With the benefit of hindsight, this seems like a considerable understatement.

Since the early days of the financial crisis, leaders both within and outside the financial services industry have highlighted the need for boards to improve in the area of risk governance. Key imperatives include:

1. Setting risks in a strategic context.
Board-level risk discussions must take place in the context of firm strategy and performance goals. Board leaders recognize their responsibility to actively challenge management on the question of whether the firm has the necessary resources, including financial and human capital, to be successful in executing the firm’s strategy.

2. Ensuring risk appetite is more clearly defined and better understood.
Board leaders view risk appetite as perhaps the most critical component of an overall board-level risk policy, because it acts as a clear statement of the firm’s strategic intent. Members need to have greater, and more constructive,, involvement in their firms’ decisions regarding risk appetite. Challenges related to risk appetite include clarifying the board’s role, developing well-informed definitions and communicating to external stakeholders.

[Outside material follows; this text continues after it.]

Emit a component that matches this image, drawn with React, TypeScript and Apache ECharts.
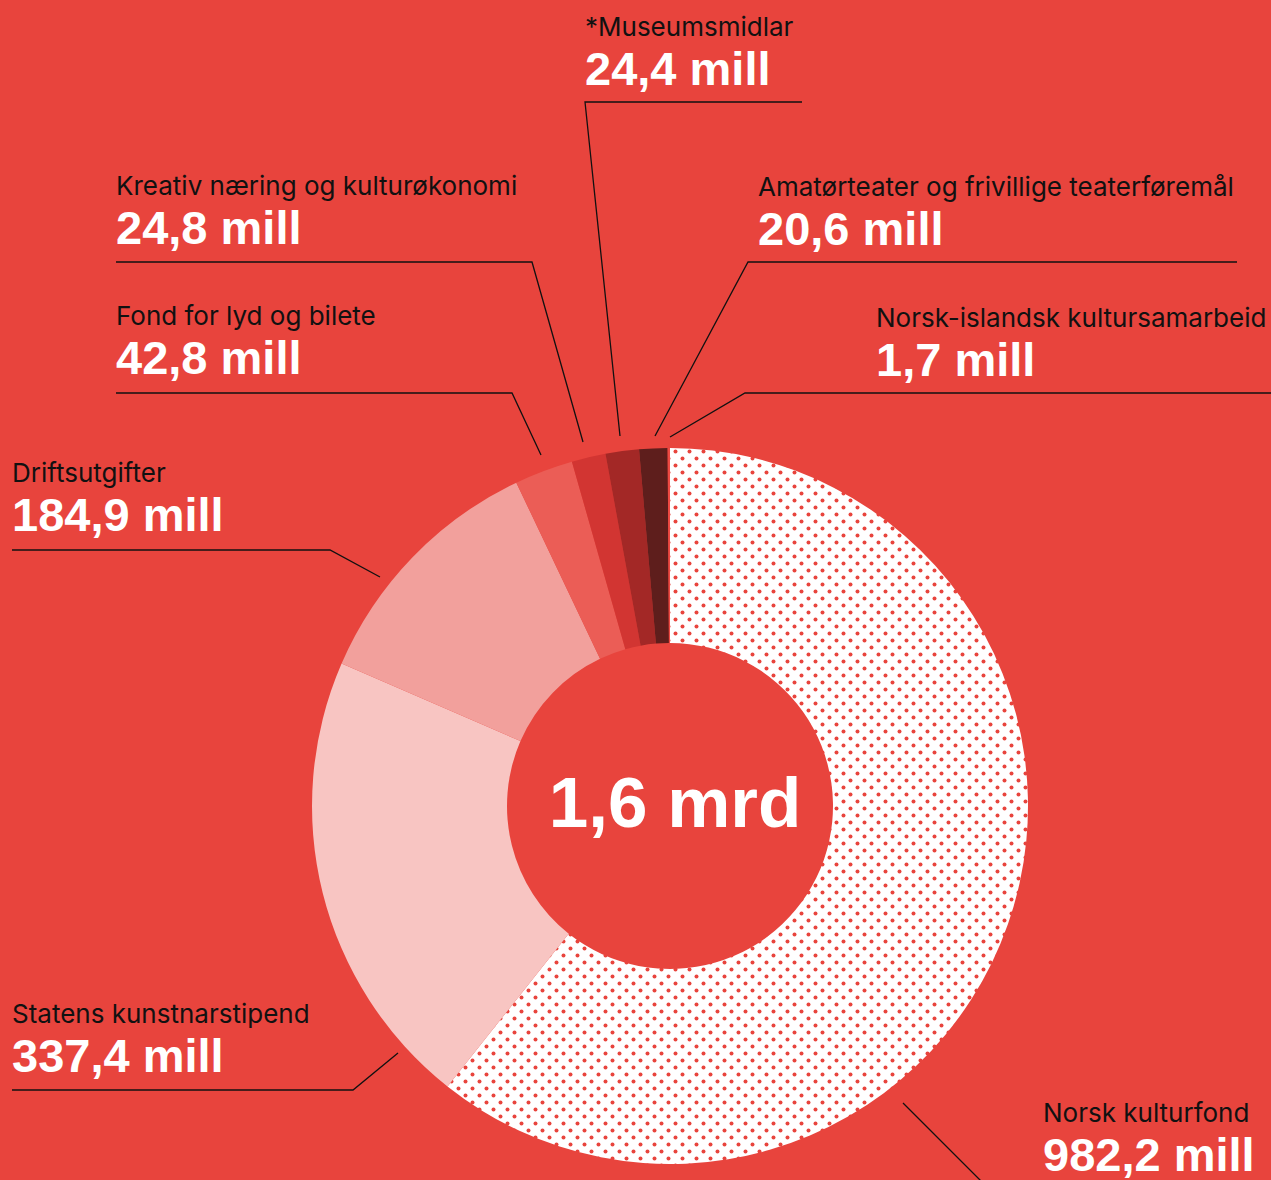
import React, { useEffect, useRef } from 'react';
import * as echarts from 'echarts';

// ---- data ----
const categories = [
  'Norsk kulturfond',
  'Statens kunstnarstipend',
  'Driftsutgifter',
  'Fond for lyd og bilete',
  'Kreativ næring og kulturøkonomi',
  '*Museumsmidlar',
  'Amatørteater og frivillige teaterføremål',
  'Norsk-islandsk kultursamarbeid',
];
const values = [982.2, 337.4, 184.9, 42.8, 24.8, 24.4, 20.6, 1.7];
const unit = 'mill';
const totalLabel = '1,6 mrd';

// ---- styles / layout ----
const BG = '#E8443D';
const sliceColors = ['pattern', '#F8C5C2', '#F2A09C', '#EB5D56', '#D23532', '#A32826', '#5E1E1C', '#EE4A43'];

const labelLayouts = [
  { x: 1043, top: 1095, line: [[903, 1103], [990, 1190], [1271, 1190]] },
  { x: 12, top: 996, line: [[398, 1053], [353, 1090], [12, 1090]] },
  { x: 12, top: 455, line: [[380, 577], [330, 550], [12, 550]] },
  { x: 116, top: 298, line: [[541, 455], [512, 393], [116, 393]] },
  { x: 116, top: 168, line: [[583, 442], [532, 262], [116, 262]] },
  { x: 585, top: 9, line: [[620, 436], [585, 102], [802, 102]] },
  { x: 758, top: 169, line: [[655, 436], [748, 262], [1237, 262]] },
  { x: 876, top: 300, line: [[670, 437], [745, 393], [1271, 393]] },
];

function makeDotPattern() {
  const size = 14;
  const c = document.createElement('canvas');
  c.width = size;
  c.height = size;
  const ctx = c.getContext('2d')!;
  ctx.fillStyle = '#ffffff';
  ctx.fillRect(0, 0, size, size);
  ctx.fillStyle = BG;
  ctx.beginPath();
  ctx.arc(3.5, 3.5, 2, 0, Math.PI * 2);
  ctx.fill();
  ctx.beginPath();
  ctx.arc(10.5, 10.5, 2, 0, Math.PI * 2);
  ctx.fill();
  return { image: c.toDataURL(), repeat: 'repeat', imageWidth: size, imageHeight: size };
}

function fmt(v: number) {
  return v.toFixed(1).replace('.', ',') + ' ' + unit;
}

export default function App() {
  const ref = useRef<HTMLDivElement>(null);
  useEffect(() => {
    document.body.style.margin = '0';
    document.body.style.background = BG;
    const chart = echarts.init(ref.current!, null, { renderer: 'svg' });
    const pattern = makeDotPattern();
    const data = categories.map((name, i) => ({
      name,
      value: values[i],
      itemStyle: { color: sliceColors[i] === 'pattern' ? (pattern as any) : sliceColors[i] },
    }));
    chart.setOption({
      animation: false,
      backgroundColor: BG,
      series: [
        {
          type: 'pie',
          center: [670, 806],
          radius: [163, 358],
          startAngle: 90,
          clockwise: true,
          silent: true,
          avoidLabelOverlap: false,
          emphasis: { disabled: true },
          itemStyle: { borderWidth: 0 },
          data,
          label: {
            show: true,
            position: 'outside',
            alignTo: 'none',
            formatter: (p: any) => `{n|${p.name}}\n{v|${fmt(p.value)}}`,
            rich: {
              n: { fontSize: 26, lineHeight: 34, color: '#111111', fontFamily: 'Inter' },
              v: {
                fontSize: 47,
                lineHeight: 50,
                color: '#ffffff',
                fontWeight: 'bold',
                fontFamily: 'Liberation Sans',
              },
            },
          },
          labelLine: {
            show: true,
            smooth: false,
            lineStyle: { color: '#111111', width: 1.3 },
          },
          labelLayout: (p: any) => {
            const L = labelLayouts[p.dataIndex];
            return {
              x: L.x,
              y: L.top,
              align: 'left',
              verticalAlign: 'top',
              labelLinePoints: L.line,
            };
          },
        },
      ],
      graphic: [
        {
          type: 'text',
          x: 675,
          y: 802,
          style: {
            text: totalLabel,
            fill: '#ffffff',
            fontSize: 71,
            fontWeight: 'bold',
            fontFamily: 'Liberation Sans',
            align: 'center',
            verticalAlign: 'middle',
          },
        },
      ],
    });
    return () => chart.dispose();
  }, []);
  return <div ref={ref} style={{ width: 1271, height: 1180 }} />;
}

3. Defining the risk governance agenda.
In the post-crisis era, bank boards need to clearly define the risk governance responsibilities they will assume. Many board members remain more actively engaged on a broader set of risk priorities than they were before the crisis. Capital allocation, new business risks and risk-adjusted compensation are all issues that have risen in importance on the board’s agenda in the current environment.

4. Enhancing the board’s understanding of risks.
To support robust discussion and debate on risk matters, directors require high-quality information and insight from both within and outside the firm. Streamlining risk communications to the board, establishing a productive relationship with the chief risk officer (CRO) and drawing upon independent risk perspectives all contribute to building the board’s risk knowledge.